Warm the remaining olive oil in a small skillet, add the herbs and lemon zest, and cook about 30 seconds, or until herbs are fragrant. Pour herbs and oil over potatoes and steaks. Serve.
Serves 2 — Recipe adapted from nytimes.com
This unusual libation features a technique professional bartenders call “fat washing.” And once you strain the infused gin, you can reuse the olive oil in another recipe. Saveur quipped that it could (tongue in cheek) be called a “quarantini.”
- One 750 milliliter bottle London dry gin
- 4 ounces (1/4 cup) best quality extra virgin olive oil
- 1 large sprig fresh rosemary
- 1 large sprig fresh thyme
For each cocktail:
- 5 tablespoons olive oil and herb-infused gin (see above)
- 1 tablespoon white vermouth
- Pinch of fine sea salt
- Pitted green olives, for garnish
A day before you plan to use the gin, start the infusion: To a large jar or airtight glass or plastic container, add the gin, olive oil, rosemary, and thyme. Shake vigorously, then set aside at room temperature to infuse for 12 hours.
Transfer the jar to the freezer for another 12 hours (or overnight). This will cause the olive oil to solidify and separate. Place a fine mesh strainer over a second large jar or container, then strain the gin. Wash and dry the original jar and the strainer then line the strainer with a coffee filter. Strain the gin once again to remove any remaining sediment and oil. Use immediately or cover tightly and use within 6 months.
Mix the martini: In a mixing glass filled with ice, add 2 1/2 ounces of the infused gin, along with the vermouth and salt. Stir until well-chilled, then strain into a chilled martini glass or coupe and garnish with as many olives as you like. Serve immediately.

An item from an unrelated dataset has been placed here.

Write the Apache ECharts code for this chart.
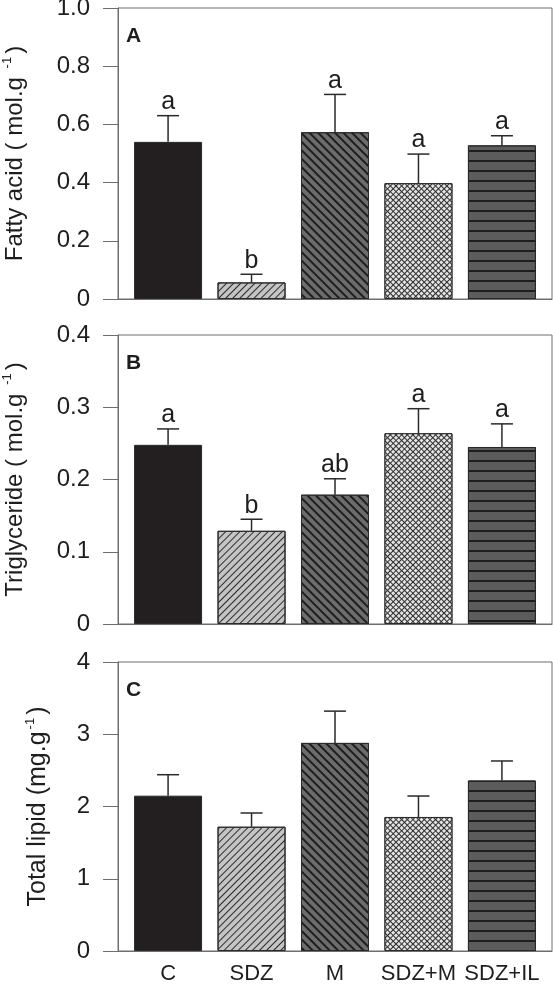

Makes 1 cocktail (with enough infused gin for several) — Recipe from saveur.com, April 24, 2020
With more than 2,500 miles of coastline and cold, temperate waters, Chile hosts one of the most robust aquacultures in the world. Perhaps you have eaten the country’s succulent shrimp, said to be better than that from the Pacific Northwest or Canada. In any case, dinner can be on the table in 20 minutes or less.
- 1 tablespoon paprika
- 1 teaspoon granulated garlic powder
- 1/2 teaspoon plus a pinch of cayenne pepper
- Kosher salt and freshly ground black pepper
- 1 pound large shrimp, peeled and deveined
- 4 slices thick-cut bacon
- 1/4 cup extra virgin olive oil
- Juice of 1 lime
- Pinch of sugar
- 1 head romaine, chopped
- 1 cup cherry tomatoes, halved
Heat the broiler. In a small bowl, combine the paprika, garlic powder, and cayenne and season with salt and pepper. On a large rimmed baking sheet, toss the shrimp with the paprika mixture, then broil, flipping once, until pink, about 5 minutes. (You can also cook the shrimp in a mesh grilling basket on the grill.)
Meanwhile, in a large skillet over medium heat, cook the bacon until crisp. Transfer to a paper towel-lined plate to drain, then chop.
Make the vinaigrette: In a small bowl, whisk together the olive oil, lime juice, a pinch of cayenne, and a pinch of sugar until combined. Add the romaine to a salad bowl and top with the shrimp, bacon, and tomatoes. Drizzle with the vinaigrette and serve.